Your objective
Write out the listing below without alteration, omitting its pictures.

Data extract

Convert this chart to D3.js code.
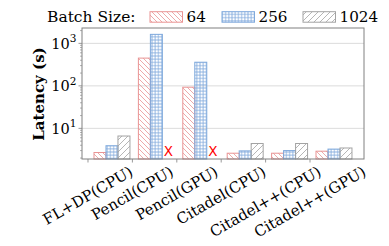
<!DOCTYPE html>
<html lang="en">
<head>
    <meta charset="UTF-8">
    <title>Latency by batch size</title>
    <script src="https://d3js.org/d3.v7.min.js"></script>
    <style>
        body { margin: 0; padding: 0; background: #fff; }
        svg { display: block; }
    </style>
</head>
<body>
    <svg width="389" height="246"></svg>

    <script>
        // data
        const groups = ["FL+DP(CPU)", "Pencil(CPU)", "Pencil(GPU)", "Citadel(CPU)", "Citadel++(CPU)", "Citadel++(GPU)"];
        const batchSizes = ["64", "256", "1024"];
        const lat64 = [2.7, 450, 93, 2.6, 2.6, 2.9];
        const lat256 = [3.9, 1630, 360, 2.95, 3.0, 3.25];
        const lat1024 = [6.6, null, null, 4.4, 4.4, 3.45];
        const yTicks = [10, 100, 1000];

        const series = [lat64, lat256, lat1024];
        const colors = ["#e99494", "#7fa9dc", "#a3a3a3"];
        const SERIF = "DejaVu Serif";

        const mLeft = 82, mRight = 364, mTop = 28, mBottom = 159;

        const svg = d3.select("svg").style("font-family", SERIF);

        // hatch patterns
        const defs = svg.append("defs");
        const p0 = defs.append("pattern").attr("id", "h64")
            .attr("patternUnits", "userSpaceOnUse").attr("width", 5).attr("height", 5);
        p0.append("path").attr("d", "M-1,-1L6,6M-1,4L1,6M4,-1L6,1")
            .attr("stroke", colors[0]).attr("stroke-width", 0.8);
        const p1 = defs.append("pattern").attr("id", "h256")
            .attr("patternUnits", "userSpaceOnUse").attr("width", 3.2).attr("height", 3.2);
        p1.append("path").attr("d", "M0,1.6H3.2M1.6,0V3.2")
            .attr("stroke", colors[1]).attr("stroke-width", 0.8);
        const p2 = defs.append("pattern").attr("id", "h1024")
            .attr("patternUnits", "userSpaceOnUse").attr("width", 6).attr("height", 6);
        p2.append("path").attr("d", "M-1,7L7,-1M-1,1L1,-1M5,7L7,5")
            .attr("stroke", colors[2]).attr("stroke-width", 0.8);
        const fills = ["url(#h64)", "url(#h256)", "url(#h1024)"];

        const x = d3.scaleLinear().domain([-0.135, 6.216]).range([mLeft, mRight]);
        const y = d3.scaleLog().domain([1.9, 2300]).range([mBottom, mTop]);
        const barW = 0.27, barOff = 0.135;

        // grid
        svg.append("g").selectAll("line").data(yTicks).join("line")
            .attr("x1", mLeft).attr("x2", mRight)
            .attr("y1", d => y(d)).attr("y2", d => y(d))
            .attr("stroke", "#dcdcdc").attr("stroke-width", 1);

        // bars
        series.forEach((vals, k) => {
            const data = vals.map((v, i) => ({ i, v })).filter(d => d.v != null);
            svg.append("g").selectAll("rect").data(data).join("rect")
                .attr("x", d => x(d.i + barOff + k * barW))
                .attr("width", x(barW) - x(0))
                .attr("y", d => y(d.v))
                .attr("height", d => mBottom - y(d.v))
                .attr("fill", fills[k])
                .attr("stroke", colors[k]).attr("stroke-width", 1);

            // red X where a run is missing
            const missing = vals.map((v, i) => ({ i, v })).filter(d => d.v == null);
            svg.append("g").selectAll("text").data(missing).join("text")
                .attr("x", d => x(d.i + barOff + (k + 0.5) * barW))
                .attr("y", mBottom - 3.5)
                .attr("text-anchor", "middle")
                .style("font-family", "DejaVu Sans")
                .style("font-size", "13.5px")
                .style("fill", "#ff0000")
                .text("X");
        });

        // frame
        svg.append("rect").attr("x", mLeft).attr("y", mTop)
            .attr("width", mRight - mLeft).attr("height", mBottom - mTop)
            .attr("fill", "none").attr("stroke", "#808080").attr("stroke-width", 1);

        // y ticks
        const minor = [];
        for (let e = 0; e <= 3; e++) for (let m = 2; m <= 9; m++) {
            const v = m * Math.pow(10, e);
            if (v > 1.9 && v < 2300) minor.push(v);
        }
        svg.append("g").selectAll("line").data(minor).join("line")
            .attr("x1", mLeft - 2).attr("x2", mLeft)
            .attr("y1", d => y(d)).attr("y2", d => y(d))
            .attr("stroke", "#808080").attr("stroke-width", 0.6);
        svg.append("g").selectAll("line").data(yTicks).join("line")
            .attr("x1", mLeft - 3.5).attr("x2", mLeft)
            .attr("y1", d => y(d)).attr("y2", d => y(d))
            .attr("stroke", "#808080").attr("stroke-width", 0.8);
        const yl = svg.append("g").selectAll("text").data(yTicks).join("text")
            .attr("x", mLeft - 5.5).attr("y", d => y(d) + 5.5)
            .attr("text-anchor", "end")
            .style("font-family", SERIF)
            .style("font-size", "14.5px");
        yl.append("tspan").text("10");
        yl.append("tspan").attr("dy", -6.5).style("font-size", "10.5px").text(d => Math.round(Math.log10(d)));

        // x ticks and labels
        svg.append("g").selectAll("line").data(groups).join("line")
            .attr("x1", (d, i) => x(i)).attr("x2", (d, i) => x(i))
            .attr("y1", mBottom).attr("y2", mBottom + 3.5)
            .attr("stroke", "#808080").attr("stroke-width", 0.8);
        const ang = 30 * Math.PI / 180;
        const fs = 15;
        svg.append("g").selectAll("text").data(groups).join("text")
            .style("font-family", SERIF)
            .style("font-size", fs + "px")
            .attr("text-anchor", "middle")
            .attr("dominant-baseline", "central")
            .text(d => d)
            .each(function (d, i) {
                const w = this.getComputedTextLength();
                const h = w * Math.sin(ang) + fs * 1.15 * Math.cos(ang);
                const cx = x(i), cy = 163 + h / 2;
                d3.select(this).attr("x", cx).attr("y", cy)
                    .attr("transform", `rotate(-30,${cx},${cy})`);
            });

        // y label
        svg.append("text")
            .attr("transform", "translate(44,94) rotate(-90)")
            .attr("text-anchor", "middle")
            .style("font-family", SERIF)
            .style("font-size", "15px").style("font-weight", "bold")
            .text("Latency (s)");

        // legend
        svg.append("text").attr("x", 47).attr("y", 21.7)
            .style("font-family", SERIF).style("font-size", "15.5px").text("Batch Size:");
        const legX = [150, 222, 303];
        batchSizes.forEach((b, k) => {
            svg.append("rect").attr("x", legX[k]).attr("y", 11.7).attr("width", 32.5).attr("height", 10.5)
                .attr("fill", fills[k]).attr("stroke", colors[k]).attr("stroke-width", 1);
            svg.append("text").attr("x", legX[k] + 36.5).attr("y", 21.7)
                .style("font-family", SERIF).style("font-size", "15.2px").text(b);
        });
    </script>
</body>
</html>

Correct output
Convert this chart to D3.js code.
<!DOCTYPE html>
<html lang="en">
<head>
    <meta charset="UTF-8">
    <title>Latency by batch size</title>
    <script src="https://d3js.org/d3.v7.min.js"></script>
    <style>
        body { margin: 0; padding: 0; background: #fff; }
        svg { display: block; }
    </style>
</head>
<body>
    <svg width="389" height="246"></svg>

    <script>
        // data
        const groups = ["FL+DP(CPU)", "Pencil(CPU)", "Pencil(GPU)", "Citadel(CPU)", "Citadel++(CPU)", "Citadel++(GPU)"];
        const batchSizes = ["64", "256", "1024"];
        const lat64 = [2.7, 450, 93, 2.6, 2.6, 2.9];
        const lat256 = [3.9, 1630, 360, 2.95, 3.0, 3.25];
        const lat1024 = [6.6, null, null, 4.4, 4.4, 3.45];
        const yTicks = [10, 100, 1000];

        const series = [lat64, lat256, lat1024];
        const colors = ["#e99494", "#7fa9dc", "#a3a3a3"];
        const SERIF = "DejaVu Serif";

        const mLeft = 82, mRight = 364, mTop = 28, mBottom = 159;

        const svg = d3.select("svg").style("font-family", SERIF);

        // hatch patterns
        const defs = svg.append("defs");
        const p0 = defs.append("pattern").attr("id", "h64")
            .attr("patternUnits", "userSpaceOnUse").attr("width", 5).attr("height", 5);
        p0.append("path").attr("d", "M-1,-1L6,6M-1,4L1,6M4,-1L6,1")
            .attr("stroke", colors[0]).attr("stroke-width", 0.8);
        const p1 = defs.append("pattern").attr("id", "h256")
            .attr("patternUnits", "userSpaceOnUse").attr("width", 3.2).attr("height", 3.2);
        p1.append("path").attr("d", "M0,1.6H3.2M1.6,0V3.2")
            .attr("stroke", colors[1]).attr("stroke-width", 0.8);
        const p2 = defs.append("pattern").attr("id", "h1024")
            .attr("patternUnits", "userSpaceOnUse").attr("width", 6).attr("height", 6);
        p2.append("path").attr("d", "M-1,7L7,-1M-1,1L1,-1M5,7L7,5")
            .attr("stroke", colors[2]).attr("stroke-width", 0.8);
        const fills = ["url(#h64)", "url(#h256)", "url(#h1024)"];

        const x = d3.scaleLinear().domain([-0.135, 6.216]).range([mLeft, mRight]);
        const y = d3.scaleLog().domain([1.9, 2300]).range([mBottom, mTop]);
        const barW = 0.27, barOff = 0.135;

        // grid
        svg.append("g").selectAll("line").data(yTicks).join("line")
            .attr("x1", mLeft).attr("x2", mRight)
            .attr("y1", d => y(d)).attr("y2", d => y(d))
            .attr("stroke", "#dcdcdc").attr("stroke-width", 1);

        // bars
        series.forEach((vals, k) => {
            const data = vals.map((v, i) => ({ i, v })).filter(d => d.v != null);
            svg.append("g").selectAll("rect").data(data).join("rect")
                .attr("x", d => x(d.i + barOff + k * barW))
                .attr("width", x(barW) - x(0))
                .attr("y", d => y(d.v))
                .attr("height", d => mBottom - y(d.v))
                .attr("fill", fills[k])
                .attr("stroke", colors[k]).attr("stroke-width", 1);

            // red X where a run is missing
            const missing = vals.map((v, i) => ({ i, v })).filter(d => d.v == null);
            svg.append("g").selectAll("text").data(missing).join("text")
                .attr("x", d => x(d.i + barOff + (k + 0.5) * barW))
                .attr("y", mBottom - 3.5)
                .attr("text-anchor", "middle")
                .style("font-family", "DejaVu Sans")
                .style("font-size", "13.5px")
                .style("fill", "#ff0000")
                .text("X");
        });

        // frame
        svg.append("rect").attr("x", mLeft).attr("y", mTop)
            .attr("width", mRight - mLeft).attr("height", mBottom - mTop)
            .attr("fill", "none").attr("stroke", "#808080").attr("stroke-width", 1);

        // y ticks
        const minor = [];
        for (let e = 0; e <= 3; e++) for (let m = 2; m <= 9; m++) {
            const v = m * Math.pow(10, e);
            if (v > 1.9 && v < 2300) minor.push(v);
        }
        svg.append("g").selectAll("line").data(minor).join("line")
            .attr("x1", mLeft - 2).attr("x2", mLeft)
            .attr("y1", d => y(d)).attr("y2", d => y(d))
            .attr("stroke", "#808080").attr("stroke-width", 0.6);
        svg.append("g").selectAll("line").data(yTicks).join("line")
            .attr("x1", mLeft - 3.5).attr("x2", mLeft)
            .attr("y1", d => y(d)).attr("y2", d => y(d))
            .attr("stroke", "#808080").attr("stroke-width", 0.8);
        const yl = svg.append("g").selectAll("text").data(yTicks).join("text")
            .attr("x", mLeft - 5.5).attr("y", d => y(d) + 5.5)
            .attr("text-anchor", "end")
            .style("font-family", SERIF)
            .style("font-size", "14.5px");
        yl.append("tspan").text("10");
        yl.append("tspan").attr("dy", -6.5).style("font-size", "10.5px").text(d => Math.round(Math.log10(d)));

        // x ticks and labels
        svg.append("g").selectAll("line").data(groups).join("line")
            .attr("x1", (d, i) => x(i)).attr("x2", (d, i) => x(i))
            .attr("y1", mBottom).attr("y2", mBottom + 3.5)
            .attr("stroke", "#808080").attr("stroke-width", 0.8);
        const ang = 30 * Math.PI / 180;
        const fs = 15;
        svg.append("g").selectAll("text").data(groups).join("text")
            .style("font-family", SERIF)
            .style("font-size", fs + "px")
            .attr("text-anchor", "middle")
            .attr("dominant-baseline", "central")
            .text(d => d)
            .each(function (d, i) {
                const w = this.getComputedTextLength();
                const h = w * Math.sin(ang) + fs * 1.15 * Math.cos(ang);
                const cx = x(i), cy = 163 + h / 2;
                d3.select(this).attr("x", cx).attr("y", cy)
                    .attr("transform", `rotate(-30,${cx},${cy})`);
            });

        // y label
        svg.append("text")
            .attr("transform", "translate(44,94) rotate(-90)")
            .attr("text-anchor", "middle")
            .style("font-family", SERIF)
            .style("font-size", "15px").style("font-weight", "bold")
            .text("Latency (s)");

        // legend
        svg.append("text").attr("x", 47).attr("y", 21.7)
            .style("font-family", SERIF).style("font-size", "15.5px").text("Batch Size:");
        const legX = [150, 222, 303];
        batchSizes.forEach((b, k) => {
            svg.append("rect").attr("x", legX[k]).attr("y", 11.7).attr("width", 32.5).attr("height", 10.5)
                .attr("fill", fills[k]).attr("stroke", colors[k]).attr("stroke-width", 1);
            svg.append("text").attr("x", legX[k] + 36.5).attr("y", 21.7)
                .style("font-family", SERIF).style("font-size", "15.2px").text(b);
        });
    </script>
</body>
</html>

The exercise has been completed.